Very good, though oversimplified and not exactly chock full of programming examples, introduction to Big O notation here:

I said that the idea behind Big O notation is simple and useful. It's simple because it lets us ignore lots of details in favor of descriptions like "each conference attendee adds more work than the last" or "each one adds the same amount of work". And it's useful because it lets us answer questions like "can we actually solve this problem in a reasonable amount of time?"

Speaking of which, if you're a programmer, you probably use hashes (also known as dictionaries) all the time. Did you know that no matter how many items are in a hash, their lookup and insertion time never bogs down? It's O(1). How do they do that?

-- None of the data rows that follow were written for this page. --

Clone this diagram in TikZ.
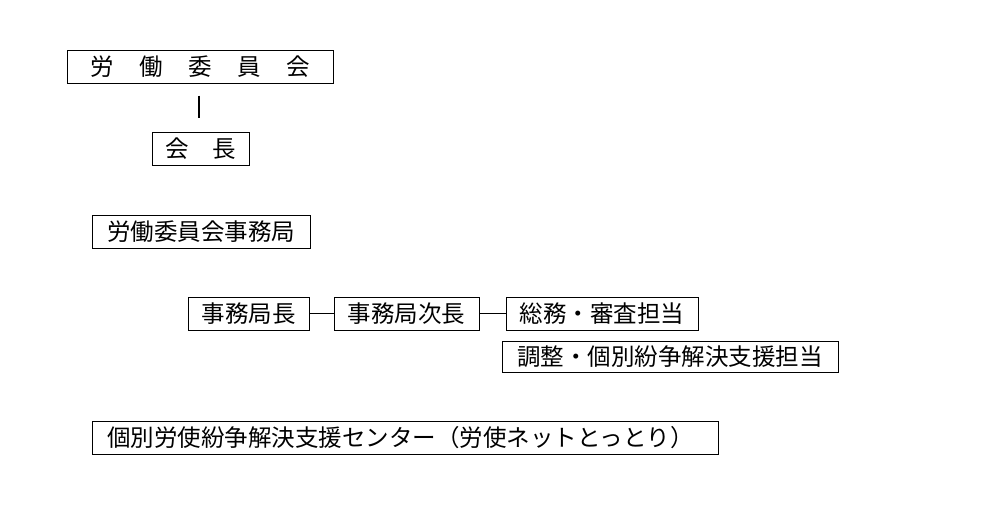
\documentclass[tikz,border=0pt]{standalone}
\usepackage{fontspec}
\setmainfont{Noto Sans CJK JP}
\begin{document}
\begin{tikzpicture}[x=1pt,y=-1pt,
  box/.style={draw,line width=1pt,inner sep=0pt,minimum height=33pt,font=\fontsize{23.5}{24}\selectfont},
  link/.style={line width=1.8pt}]
\useasboundingbox (0,0) rectangle (987,514);
\node[box,minimum width=266pt] (lwc) at (200,66.5) {労\hspace{25.5pt}働\hspace{25.5pt}委\hspace{25.5pt}員\hspace{25.5pt}会};
\node[box,minimum width=97pt] (chair) at (200.5,148.5) {会\hspace{23.5pt}長};
\draw[link,shorten <=12pt,shorten >=14pt] (lwc.south -| 199,0) -- (chair.north -| 199,0);
\node[box,minimum width=218pt] (office) at (201,231.5) {労働委員会事務局};
\node[box,minimum width=121pt] (dg) at (248.5,313.5) {事務局長};
\node[box,minimum width=145pt] (ddg) at (406.5,313.5) {事務局次長};
\node[box,minimum width=192pt] (gen) at (602,313.5) {総務・審査担当};
\node[box,minimum width=336pt,minimum height=31pt] (adj) at (670,356.5) {調整・個別紛争解決支援担当};
\node[box,minimum width=626pt] (ctr) at (405,437.5) {個別労使紛争解決支援センター（労使ネットとっとり）\hspace*{9pt}};
\draw[link] (dg.east) -- (ddg.west);
\draw[link] (ddg.east) -- (gen.west);
\end{tikzpicture}
\end{document}
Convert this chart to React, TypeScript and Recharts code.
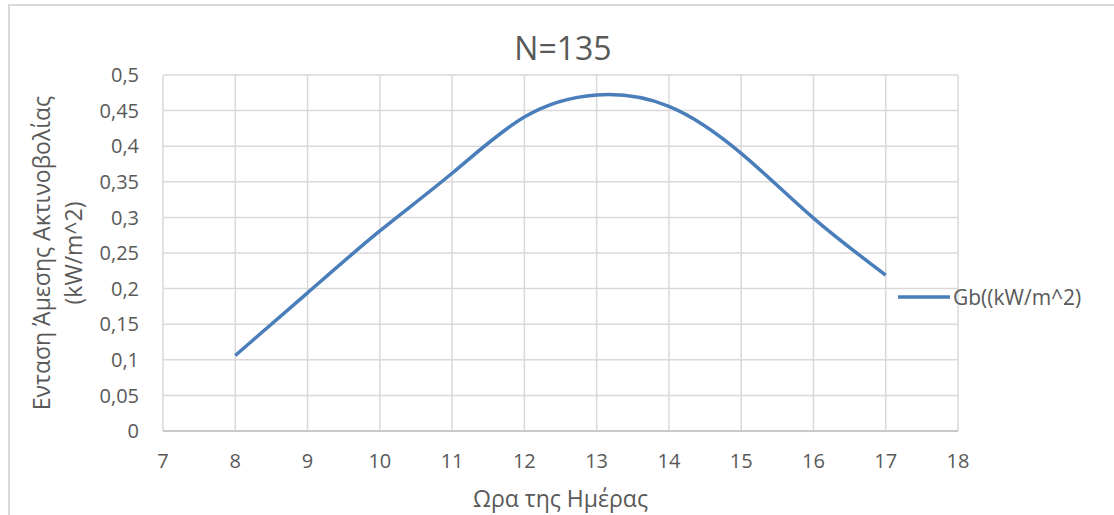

I finally learned what hashing really was last year (just out of curiosity) -- and duh, and brilliant, and duh. Hashtables take about 30 seconds to explain, if you don't read through the snippet from or, The Whale, as we like to call it, below.

Create a hashing function that produces a hash that's significantly smaller than the average length of the value being stored in your hashtable (md5 is fine, for example). Now use those as keys for your values on insertion.

So this line of text...

Whenever I find myself growing grim about the mouth; whenever it is a damp, drizzly November in my soul; whenever I find myself involuntarily pausing before coffin warehouses, and bringing up the rear of every funeral I meet; and especially whenever my hypos get such an upper hand of me, that it requires a strong moral principle to prevent me from deliberately stepping into the street, and methodically knocking people's hats off--then, I account it high time to get to sea as soon as I can. This is my substitute for pistol and ball.

... will always be found at location 0e92fa0b51b9f8879eae58ad30bc943c. ALWAYS. There's no look-up at all. Wow. Neat. And, in retrospect, duh. (Brilliance to me is always something that's so painfully obvious after you hear it that you can never again forget it -- literally life-[view-]changing on some level.)

Now by virtue of having fewer bytes in the hash than the value (ignoring that we could zip that text and have less already, etc etc), we will have collisions, where more than one value will have the same hash as another. Oh noes! How can we store the value if something's already at its index? Push it from the U[nsolved] drawer to the underused X files?

No no. If that happens in your hashtable, you simply string each content piece along in a list that you store at that key. Now your lookup time for collisions is slightly longer than straight O(1), but it's still so good it's barely worth worrying about. Read the above to know why that means it's still essentially O(1). Also now obvious: Why Hashtables don't guarantee order.

Again, hashing is brilliant. And, well, after you hear it, duh.